Each weekday, TheStreet.com Ratings updates its ratings on the stocks it covers. The proprietary ratings model projects a stock's total return potential over a 12-month period, including both price appreciation and dividends. Buy, hold or sell ratings designate how the Ratings group expects these stocks to perform against a general benchmark of the equities market and interest rates.
While the ratings model is quantitative, it uses both subjective and objective elements. For instance, subjective elements include expected equities market returns, future interest rates, implied industry outlook and company earnings forecasts. Objective elements include volatility of past operating revenue, financial strength and company cash flows.

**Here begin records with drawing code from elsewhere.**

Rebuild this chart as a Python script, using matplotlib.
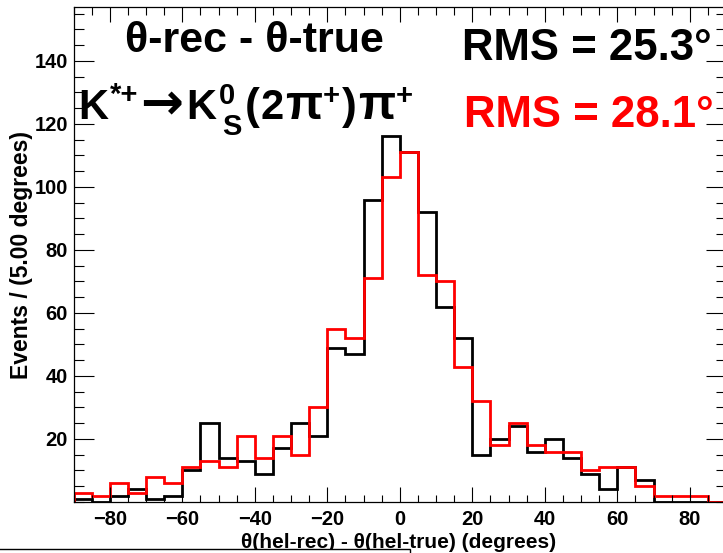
import numpy as np
import matplotlib
matplotlib.use("Agg")
import matplotlib.pyplot as plt
from matplotlib.patches import Rectangle
from matplotlib.ticker import MultipleLocator

# Histogram binning (degrees)
BIN_LOW, BIN_HIGH, BIN_WIDTH = -90, 90, 5

# Events per 5-degree bin
black_counts = [1, 0, 2, 4, 1, 2, 10, 25, 14, 13, 9, 17, 25, 21, 49, 47, 96, 116,
                111, 92, 62, 52, 15, 20, 24, 16, 20, 14, 9, 4, 11, 7, 0, 0, 0, 0]
red_counts = [3, 2, 6, 3, 8, 6, 11, 13, 11, 21, 14, 21, 15, 30, 55, 52, 71, 103,
              111, 72, 70, 43, 32, 18, 25, 18, 16, 16, 10, 11, 11, 5, 2, 2, 2, 0]

rms_black = "RMS = 25.3°"
rms_red = "RMS = 28.1°"
title_text = "θ-rec - θ-true"
x_title = "θ(hel-rec) - θ(hel-true) (degrees)"
y_title = "Events / (5.00 degrees)"

plt.rcParams["font.family"] = ["Liberation Sans", "DejaVu Sans"]
plt.rcParams["font.weight"] = "bold"

W, H = 723, 553
fig = plt.figure(figsize=(W / 100, H / 100), dpi=100)
renderer = fig.canvas.get_renderer()

# frame spans x 73.5..726 px, y 7.3..502 px (slightly past the right edge)
left, right, top, bottom = 73.5, 726, 7.3, 502
ax = fig.add_axes([left / W, 1 - bottom / H, (right - left) / W, (bottom - top) / H])

edges = np.arange(BIN_LOW, BIN_HIGH + BIN_WIDTH, BIN_WIDTH)
ax.stairs(black_counts, edges, color="black", lw=2, baseline=0)
ax.stairs(red_counts, edges, color="#ff0000", lw=2, baseline=0)

ax.set_xlim(BIN_LOW, BIN_HIGH)
ax.set_ylim(0, 157)

ax.xaxis.set_major_locator(MultipleLocator(20))
ax.xaxis.set_minor_locator(MultipleLocator(5))
ax.yaxis.set_major_locator(MultipleLocator(20))
ax.yaxis.set_minor_locator(MultipleLocator(5))

ax.tick_params(axis="both", which="both", direction="in", top=True, right=True,
               width=0.8, labelsize=14.5)
ax.tick_params(axis="x", which="major", length=10.8, pad=6)
ax.tick_params(axis="x", which="minor", length=5.4)
ax.tick_params(axis="y", which="major", length=14.4, pad=4)
ax.tick_params(axis="y", which="minor", length=7.2)

ax.set_yticks(range(20, 160, 20))
ax.set_xticks(range(-80, 100, 20))
for lab in ax.get_xticklabels() + ax.get_yticklabels():
    lab.set_fontweight("bold")
for s in ax.spines.values():
    s.set_linewidth(0.9)

# axis titles placed in figure pixels
fig.text(22 / W, 1 - 255 / H, y_title, rotation=90, ha="center", va="center",
         fontsize=16.5, fontweight="bold")
fig.text(399 / W, 1 - 548 / H, x_title, ha="center", va="baseline",
         fontsize=15, fontweight="bold")

# in-plot labels
fig.text(254 / W, 1 - 52 / H, title_text, ha="center", va="baseline",
         fontsize=31, fontweight="bold")
fig.text(462 / W, 1 - 60 / H, rms_black, ha="left", va="baseline",
         fontsize=31.5, fontweight="bold", color="black")
fig.text(464 / W, 1 - 127 / H, rms_red, ha="left", va="baseline",
         fontsize=31.5, fontweight="bold", color="#ff0000")


# decay label, built piece by piece like ROOT's latex (sup/sub offsets in px)
def put(txt, x, base, size, dy=0, family=None):
    kw = {"family": family} if family else {}
    t = fig.text(x / W, 1 - (base - dy) / H, txt, ha="left", va="baseline",
                 fontsize=size, fontweight="bold", **kw)
    bb = t.get_window_extent(renderer)
    return bb.x1


base = 119
big, small = 30, 21
x = 78
x = put("K", x, base, big)
x = put("*+", x + 2, base, small, dy=16)
x = put("→", x + 2, base, 37, family=["DejaVu Sans"])
x = put("K", x + 3, base, big)
x0 = put("0", x + 3, base, small, dy=15)
x1 = put("S", x + 6, base, small, dy=-16)
x = max(x0, x1)
x = put("(", x + 3, base, 32)
x = put("2", x + 1, base, big)
x = put("π", x + 1, base, 35)
x = put("+", x + 1, base, small, dy=15)
x = put(")", x + 2, base, 32)
x = put("π", x + 1, base, 35)
x = put("+", x + 1, base, small, dy=15)

# partly visible box at the bottom-left corner
fig.add_artist(Rectangle((-0.01, -0.01), 410 / W + 0.01, (553 - 549) / H + 0.01,
                         transform=fig.transFigure, facecolor="white",
                         edgecolor="black", lw=1, zorder=5))

fig.savefig("out.png", dpi=100)
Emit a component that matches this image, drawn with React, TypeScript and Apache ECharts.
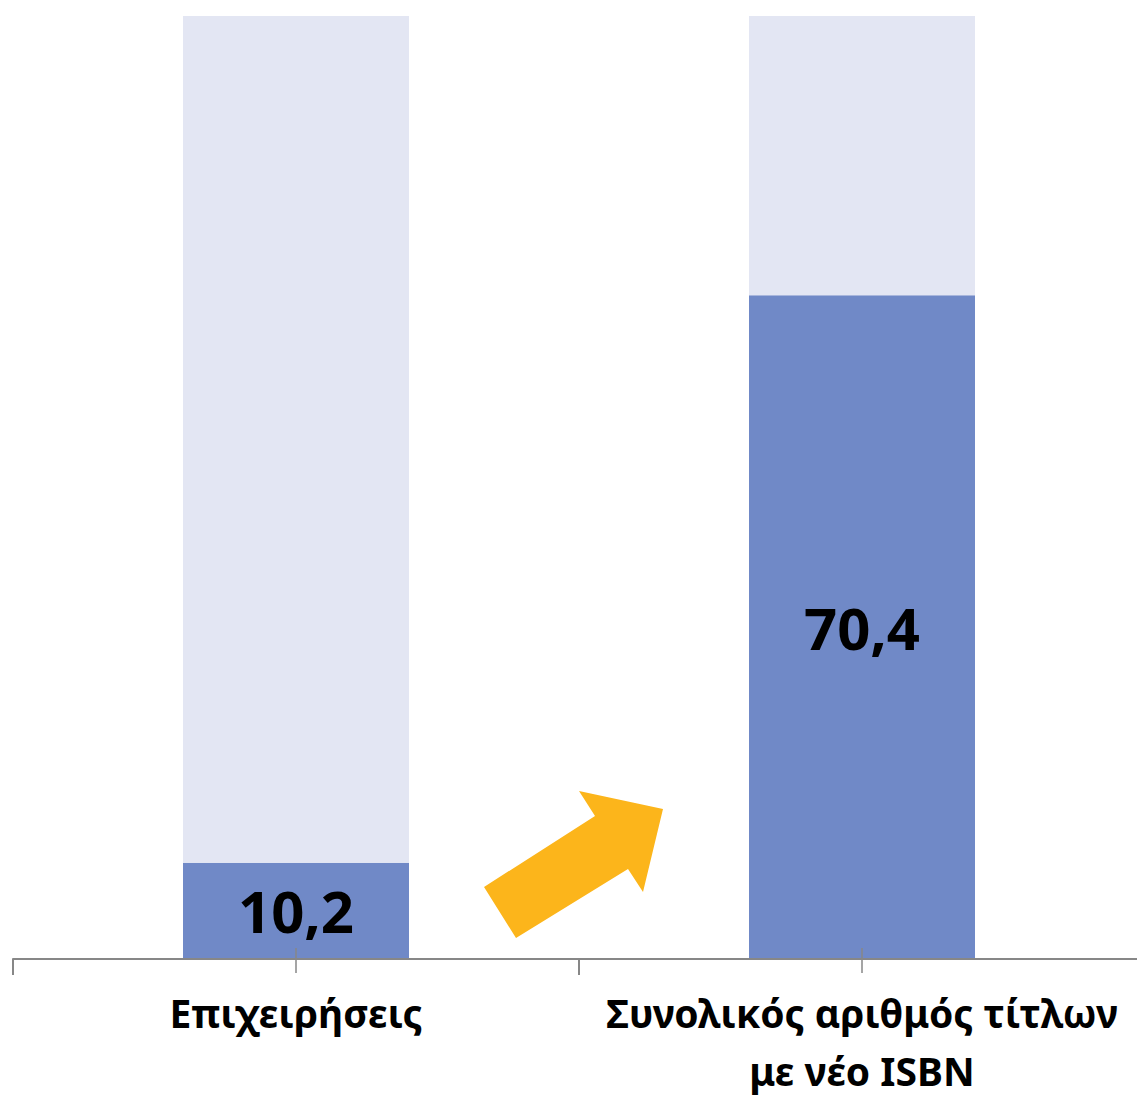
import React, { useEffect, useRef } from "react";
import * as echarts from "echarts";

const categories = ["Επιχειρήσεις", "Συνολικός αριθμός τίτλων\nμε νέο ISBN"];
const values = [10.2, 70.4];
const total = 100;
const remainders = values.map((v) => +(total - v).toFixed(1));

const blue = "#7089C7";
const pale = "#E3E6F3";
const axisGray = "#878787";
const font = "'Noto Sans', 'DejaVu Sans', sans-serif";

export default function App() {
  const ref = useRef<HTMLDivElement>(null);
  useEffect(() => {
    document.body.style.margin = "0";
    const chart = echarts.init(ref.current!, null, { renderer: "svg" });
    const gridBox = { left: 13, width: 1132, top: 16, bottom: 138, containLabel: false, outerBoundsMode: "none" };
    chart.setOption({
      animation: false,
      grid: [gridBox, { ...gridBox, bottom: 149 }],
      xAxis: [
        {
          type: "category",
          gridIndex: 0,
          data: categories,
          z: 10,
          axisLine: { show: true, lineStyle: { color: axisGray, width: 2 } },
          axisTick: { show: true, length: 16, lineStyle: { color: axisGray, width: 2 } },
          axisLabel: {
            interval: 0,
            color: "#000",
            fontFamily: font,
            fontWeight: "bold",
            fontSize: 39,
            lineHeight: 58,
            margin: 24,
            verticalAlign: "top",
          },
        },
        {
          type: "category",
          gridIndex: 1,
          data: categories,
          position: "bottom",
          zlevel: 1,
          z: 100,
          axisLine: { show: false },
          axisTick: { show: true, alignWithLabel: true, length: 25, lineStyle: { color: axisGray, width: 1.5 } },
          axisLabel: { show: false },
        },
      ],
      yAxis: [
        { type: "value", gridIndex: 0, min: 0, max: total, show: false },
        { type: "value", gridIndex: 1, min: 0, max: total, show: false },
      ],
      series: [
        {
          type: "bar",
          stack: "s",
          z: 1,
          data: values,
          barWidth: 226,
          itemStyle: { color: blue },
          label: {
            show: true,
            position: "inside",
            formatter: (p: any) => String(p.value).replace(".", ","),
            color: "#000",
            fontFamily: font,
            fontWeight: "bold",
            fontSize: 58,
          },
        },
        {
          type: "bar",
          stack: "s",
          z: 1,
          data: remainders,
          barWidth: 226,
          itemStyle: { color: pale },
        },
      ],
      graphic: [
        {
          type: "polygon",
          shape: {
            points: [
              [516, 938],
              [484, 887],
              [595, 816],
              [579, 791],
              [663, 809],
              [643, 892],
              [628, 869],
            ],
          },
          style: { fill: "#FCB51B" },
        },
      ],
    });
    return () => chart.dispose();
  }, []);
  return <div ref={ref} style={{ width: 1137, height: 1097 }} />;
}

NCR (NCR - Get Report), which makes ATMs and checkout scanners, has been upgraded to a buy. The company maintains a largely solid financial position with reasonable debt levels, attractive valuation levels, a solid stock price performance and an increase in net income. These strengths should outweigh the company's somewhat disappointing return on equity. In July, NCR said second-quarter earnings increased 26% from a year ago to $98 million, or 54 cents a share. Revenue was $1.61 billion, up from $1.53 billion. This stock has surged by 37.84% over the past year (adjusting for the spinoff of the company's Teradata unit that was effective Oct. 1) and it should continue to move higher even though it has already enjoyed a very nice gain in the past year.
NCR had been rated a hold since Oct. 19. That rating was based on pricing data that was not adjusted for the Teradata spinoff, which resulted in the distribution of one common share of Teradata for each share of NCR common stock. After adjusting for the split, the downgrade was reversed and the company's rating was restored to a buy. TheStreet.com Ratings will continue to monitor price action in the stock and this factor's influence on the overall rating.